How long does it take to become cybersecurity compliant as an MSP?

Timeline depends on your starting point and which framework you're pursuing. With a managed compliance partner, initial implementation typically takes around 8 months. Going the DIY route generally takes 12 to 18 months or longer, particularly if you're building internal expertise from scratch. SOC 2 Type 2 also requires a minimum 6-month observation period before the audit report can be issued, regardless of how quickly controls are implemented.

What does a cybersecurity compliance GAP assessment include?

A GAP assessment evaluates your current security posture against the specific requirements of your target framework. It identifies which controls are already in place, which are missing, and which need to be modified. The output is a prioritized list of gaps and a roadmap for closing them. BEMO conducts GAP assessments before beginning any implementation to give clients an accurate picture of scope and timeline upfront.
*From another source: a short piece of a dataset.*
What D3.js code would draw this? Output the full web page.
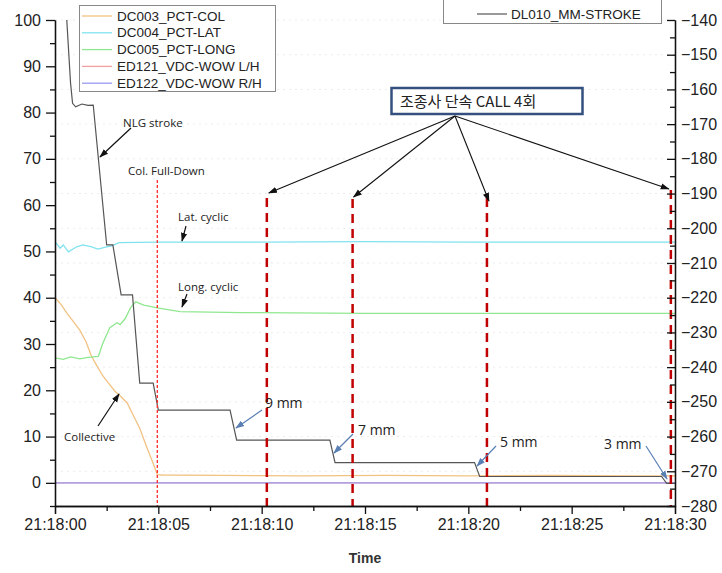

Why choose a managed compliance partner over a GRC platform alone?

GRC platforms like Drata and Vanta automate control monitoring and evidence collection, but they don't replace the human work of policy development, auditor coordination, or technical implementation. A managed compliance partner handles all of that on your behalf, including working directly with auditors, managing security awareness training, maintaining your trust page, and responding to security questionnaires. For MSPs without dedicated compliance staff, a managed partner removes the operational burden entirely rather than redistributing it.

What team is typically assigned for MSP cybersecurity compliance with BEMO?
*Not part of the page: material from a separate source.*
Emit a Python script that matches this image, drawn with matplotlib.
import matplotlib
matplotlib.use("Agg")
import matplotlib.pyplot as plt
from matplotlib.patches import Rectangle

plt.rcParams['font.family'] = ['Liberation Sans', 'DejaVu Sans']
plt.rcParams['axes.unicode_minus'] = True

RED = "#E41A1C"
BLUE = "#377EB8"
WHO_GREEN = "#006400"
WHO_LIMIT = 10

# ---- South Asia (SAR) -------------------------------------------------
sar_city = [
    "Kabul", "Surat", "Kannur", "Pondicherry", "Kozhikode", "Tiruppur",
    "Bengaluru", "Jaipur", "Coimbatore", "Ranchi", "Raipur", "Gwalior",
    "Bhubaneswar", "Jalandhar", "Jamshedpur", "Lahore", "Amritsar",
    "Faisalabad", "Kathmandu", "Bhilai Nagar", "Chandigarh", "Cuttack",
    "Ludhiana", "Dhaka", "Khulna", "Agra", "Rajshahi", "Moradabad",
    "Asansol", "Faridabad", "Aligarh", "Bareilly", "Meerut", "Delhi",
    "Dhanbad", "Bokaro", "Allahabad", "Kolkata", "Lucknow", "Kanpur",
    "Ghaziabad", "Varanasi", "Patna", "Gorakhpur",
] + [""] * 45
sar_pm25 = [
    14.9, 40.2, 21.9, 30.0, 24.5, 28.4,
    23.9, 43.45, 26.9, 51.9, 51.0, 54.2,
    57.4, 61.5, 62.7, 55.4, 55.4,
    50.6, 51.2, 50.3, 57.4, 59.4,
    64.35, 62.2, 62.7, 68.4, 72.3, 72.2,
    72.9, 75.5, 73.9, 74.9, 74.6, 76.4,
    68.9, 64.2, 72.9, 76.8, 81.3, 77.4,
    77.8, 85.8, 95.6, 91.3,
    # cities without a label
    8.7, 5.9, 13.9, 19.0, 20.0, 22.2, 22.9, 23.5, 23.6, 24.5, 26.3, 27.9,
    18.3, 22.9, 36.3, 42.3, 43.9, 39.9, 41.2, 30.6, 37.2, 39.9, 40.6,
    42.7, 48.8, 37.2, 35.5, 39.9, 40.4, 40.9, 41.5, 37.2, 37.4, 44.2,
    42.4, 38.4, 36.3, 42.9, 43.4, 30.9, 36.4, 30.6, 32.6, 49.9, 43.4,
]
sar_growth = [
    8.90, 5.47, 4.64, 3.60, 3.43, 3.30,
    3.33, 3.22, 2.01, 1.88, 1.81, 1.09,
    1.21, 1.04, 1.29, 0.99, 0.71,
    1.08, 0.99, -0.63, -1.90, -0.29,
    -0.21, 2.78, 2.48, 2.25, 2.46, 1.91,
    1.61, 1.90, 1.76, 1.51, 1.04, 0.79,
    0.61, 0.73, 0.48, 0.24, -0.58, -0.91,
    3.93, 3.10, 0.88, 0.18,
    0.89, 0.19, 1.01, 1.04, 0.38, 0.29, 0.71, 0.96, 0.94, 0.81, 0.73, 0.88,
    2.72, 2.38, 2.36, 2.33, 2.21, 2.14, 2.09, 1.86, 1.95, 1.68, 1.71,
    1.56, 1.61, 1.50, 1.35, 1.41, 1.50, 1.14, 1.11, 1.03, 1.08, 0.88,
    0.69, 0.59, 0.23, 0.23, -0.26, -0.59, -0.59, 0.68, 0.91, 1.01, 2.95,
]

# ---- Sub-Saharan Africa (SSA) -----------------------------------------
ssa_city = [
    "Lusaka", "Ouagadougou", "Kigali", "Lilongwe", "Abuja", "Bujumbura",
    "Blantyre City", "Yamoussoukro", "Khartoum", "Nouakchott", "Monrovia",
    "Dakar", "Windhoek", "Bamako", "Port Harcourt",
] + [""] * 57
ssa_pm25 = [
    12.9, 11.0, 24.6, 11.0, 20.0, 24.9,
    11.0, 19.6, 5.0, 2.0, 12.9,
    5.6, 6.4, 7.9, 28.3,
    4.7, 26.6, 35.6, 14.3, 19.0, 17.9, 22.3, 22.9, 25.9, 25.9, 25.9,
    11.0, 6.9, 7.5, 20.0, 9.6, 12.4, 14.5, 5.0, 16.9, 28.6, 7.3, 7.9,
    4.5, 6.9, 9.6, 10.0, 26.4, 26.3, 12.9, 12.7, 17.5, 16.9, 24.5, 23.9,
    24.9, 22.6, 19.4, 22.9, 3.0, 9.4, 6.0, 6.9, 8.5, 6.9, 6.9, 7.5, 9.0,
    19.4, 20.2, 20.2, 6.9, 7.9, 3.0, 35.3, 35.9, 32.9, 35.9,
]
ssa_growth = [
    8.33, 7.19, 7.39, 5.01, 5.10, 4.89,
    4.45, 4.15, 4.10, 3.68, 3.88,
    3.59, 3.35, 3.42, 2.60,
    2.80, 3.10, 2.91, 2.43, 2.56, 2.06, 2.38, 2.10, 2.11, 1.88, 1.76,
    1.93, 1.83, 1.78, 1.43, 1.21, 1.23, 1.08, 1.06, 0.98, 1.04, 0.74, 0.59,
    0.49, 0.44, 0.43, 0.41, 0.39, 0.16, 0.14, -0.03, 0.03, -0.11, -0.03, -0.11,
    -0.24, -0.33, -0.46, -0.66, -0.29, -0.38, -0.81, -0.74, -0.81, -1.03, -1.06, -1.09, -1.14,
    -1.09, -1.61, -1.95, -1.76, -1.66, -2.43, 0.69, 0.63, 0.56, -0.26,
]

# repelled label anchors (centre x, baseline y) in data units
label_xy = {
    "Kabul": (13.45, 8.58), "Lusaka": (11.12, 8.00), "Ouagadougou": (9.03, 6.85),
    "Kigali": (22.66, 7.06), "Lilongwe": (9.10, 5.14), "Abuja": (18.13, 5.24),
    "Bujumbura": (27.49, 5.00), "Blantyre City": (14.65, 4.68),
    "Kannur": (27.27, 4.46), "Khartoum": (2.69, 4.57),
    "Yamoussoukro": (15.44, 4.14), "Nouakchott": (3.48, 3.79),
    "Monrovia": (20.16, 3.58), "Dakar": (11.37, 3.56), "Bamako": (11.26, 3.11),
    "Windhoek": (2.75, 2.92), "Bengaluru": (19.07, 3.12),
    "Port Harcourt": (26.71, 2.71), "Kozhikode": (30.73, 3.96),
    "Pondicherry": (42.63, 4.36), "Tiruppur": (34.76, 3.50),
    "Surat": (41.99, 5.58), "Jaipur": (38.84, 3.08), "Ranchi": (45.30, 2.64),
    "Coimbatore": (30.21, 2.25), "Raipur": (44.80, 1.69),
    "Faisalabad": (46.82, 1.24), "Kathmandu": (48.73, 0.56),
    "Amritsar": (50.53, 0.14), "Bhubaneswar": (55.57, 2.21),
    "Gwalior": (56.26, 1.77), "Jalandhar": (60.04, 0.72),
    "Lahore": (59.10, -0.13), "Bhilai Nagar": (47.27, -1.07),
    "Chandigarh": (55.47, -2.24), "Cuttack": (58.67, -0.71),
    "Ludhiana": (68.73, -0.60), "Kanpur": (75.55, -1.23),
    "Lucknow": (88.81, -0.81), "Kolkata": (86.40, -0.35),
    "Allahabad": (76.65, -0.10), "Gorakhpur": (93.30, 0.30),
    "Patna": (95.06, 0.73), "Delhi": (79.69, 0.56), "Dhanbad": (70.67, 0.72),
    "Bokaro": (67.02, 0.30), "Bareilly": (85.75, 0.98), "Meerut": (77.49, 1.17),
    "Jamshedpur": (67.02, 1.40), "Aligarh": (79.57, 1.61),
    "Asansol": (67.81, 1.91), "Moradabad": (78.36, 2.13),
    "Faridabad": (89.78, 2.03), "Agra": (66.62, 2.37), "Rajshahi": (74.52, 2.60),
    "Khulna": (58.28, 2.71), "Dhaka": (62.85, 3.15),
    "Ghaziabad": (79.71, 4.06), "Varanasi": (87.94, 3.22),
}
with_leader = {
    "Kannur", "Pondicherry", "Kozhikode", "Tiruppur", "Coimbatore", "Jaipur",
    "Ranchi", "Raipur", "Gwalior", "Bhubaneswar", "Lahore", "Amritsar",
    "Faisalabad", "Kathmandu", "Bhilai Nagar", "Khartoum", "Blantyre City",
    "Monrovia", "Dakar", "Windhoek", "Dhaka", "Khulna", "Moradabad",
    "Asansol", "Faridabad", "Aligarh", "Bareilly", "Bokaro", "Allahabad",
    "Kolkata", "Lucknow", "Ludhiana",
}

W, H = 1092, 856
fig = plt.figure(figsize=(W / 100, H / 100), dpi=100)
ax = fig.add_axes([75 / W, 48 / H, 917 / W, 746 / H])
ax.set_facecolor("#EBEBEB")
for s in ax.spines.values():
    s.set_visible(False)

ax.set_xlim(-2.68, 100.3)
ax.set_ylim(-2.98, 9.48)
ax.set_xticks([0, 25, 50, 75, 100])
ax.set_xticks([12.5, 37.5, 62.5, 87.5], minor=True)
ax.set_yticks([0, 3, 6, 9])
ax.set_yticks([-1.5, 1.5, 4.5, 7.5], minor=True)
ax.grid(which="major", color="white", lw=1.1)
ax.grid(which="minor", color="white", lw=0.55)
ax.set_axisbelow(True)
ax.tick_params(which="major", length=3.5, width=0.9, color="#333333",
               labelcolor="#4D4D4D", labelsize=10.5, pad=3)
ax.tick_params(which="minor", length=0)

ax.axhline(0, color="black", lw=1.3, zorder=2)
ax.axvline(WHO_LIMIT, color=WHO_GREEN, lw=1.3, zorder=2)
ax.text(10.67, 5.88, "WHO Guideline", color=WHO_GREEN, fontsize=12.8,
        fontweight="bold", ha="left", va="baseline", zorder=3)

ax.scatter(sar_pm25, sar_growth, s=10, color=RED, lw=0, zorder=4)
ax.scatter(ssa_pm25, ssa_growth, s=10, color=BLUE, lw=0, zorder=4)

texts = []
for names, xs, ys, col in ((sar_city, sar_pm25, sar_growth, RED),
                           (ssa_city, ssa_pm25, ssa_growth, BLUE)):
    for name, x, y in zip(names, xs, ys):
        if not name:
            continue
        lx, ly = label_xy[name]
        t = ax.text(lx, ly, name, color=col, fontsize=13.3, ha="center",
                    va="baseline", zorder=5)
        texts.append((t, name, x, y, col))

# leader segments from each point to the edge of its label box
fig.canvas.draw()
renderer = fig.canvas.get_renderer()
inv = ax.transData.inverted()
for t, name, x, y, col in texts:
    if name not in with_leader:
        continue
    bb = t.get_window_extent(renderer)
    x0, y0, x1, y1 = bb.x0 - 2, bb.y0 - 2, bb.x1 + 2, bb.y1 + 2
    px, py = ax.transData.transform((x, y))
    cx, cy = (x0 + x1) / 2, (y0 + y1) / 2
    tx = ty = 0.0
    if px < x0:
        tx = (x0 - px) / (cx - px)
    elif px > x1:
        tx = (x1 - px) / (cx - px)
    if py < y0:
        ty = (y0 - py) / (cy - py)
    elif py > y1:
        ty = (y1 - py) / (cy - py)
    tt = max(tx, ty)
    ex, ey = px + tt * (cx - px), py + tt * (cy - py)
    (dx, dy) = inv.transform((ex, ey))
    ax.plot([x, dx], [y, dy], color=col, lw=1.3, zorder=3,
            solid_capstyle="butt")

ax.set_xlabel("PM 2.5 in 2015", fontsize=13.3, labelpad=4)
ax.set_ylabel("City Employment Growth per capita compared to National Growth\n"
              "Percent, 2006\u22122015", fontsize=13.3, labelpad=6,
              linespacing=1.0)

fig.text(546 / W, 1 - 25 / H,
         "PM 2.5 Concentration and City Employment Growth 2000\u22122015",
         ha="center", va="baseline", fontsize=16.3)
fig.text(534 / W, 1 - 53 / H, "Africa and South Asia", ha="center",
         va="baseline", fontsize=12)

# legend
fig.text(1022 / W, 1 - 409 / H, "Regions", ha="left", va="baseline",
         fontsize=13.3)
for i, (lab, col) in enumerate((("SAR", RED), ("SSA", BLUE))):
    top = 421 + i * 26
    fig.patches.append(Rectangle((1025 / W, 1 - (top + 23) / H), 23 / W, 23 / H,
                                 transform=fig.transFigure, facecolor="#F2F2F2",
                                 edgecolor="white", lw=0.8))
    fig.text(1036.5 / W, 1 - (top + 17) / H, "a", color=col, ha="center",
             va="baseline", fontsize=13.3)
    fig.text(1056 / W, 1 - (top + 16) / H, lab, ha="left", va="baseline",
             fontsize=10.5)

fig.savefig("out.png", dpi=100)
Every BEMO client gets a dedicated team that includes a Customer Success Manager, Project Manager, Delivery Engineer, Security Engineer, SOC Analyst, IT Manager, Support Engineer, and virtual CISO. This team structure means every aspect of your compliance program, from technical controls to auditor communication, has a named owner. Bi-weekly status meetings keep implementation on track, and quarterly reviews with the virtual CISO cover your overall security and compliance posture.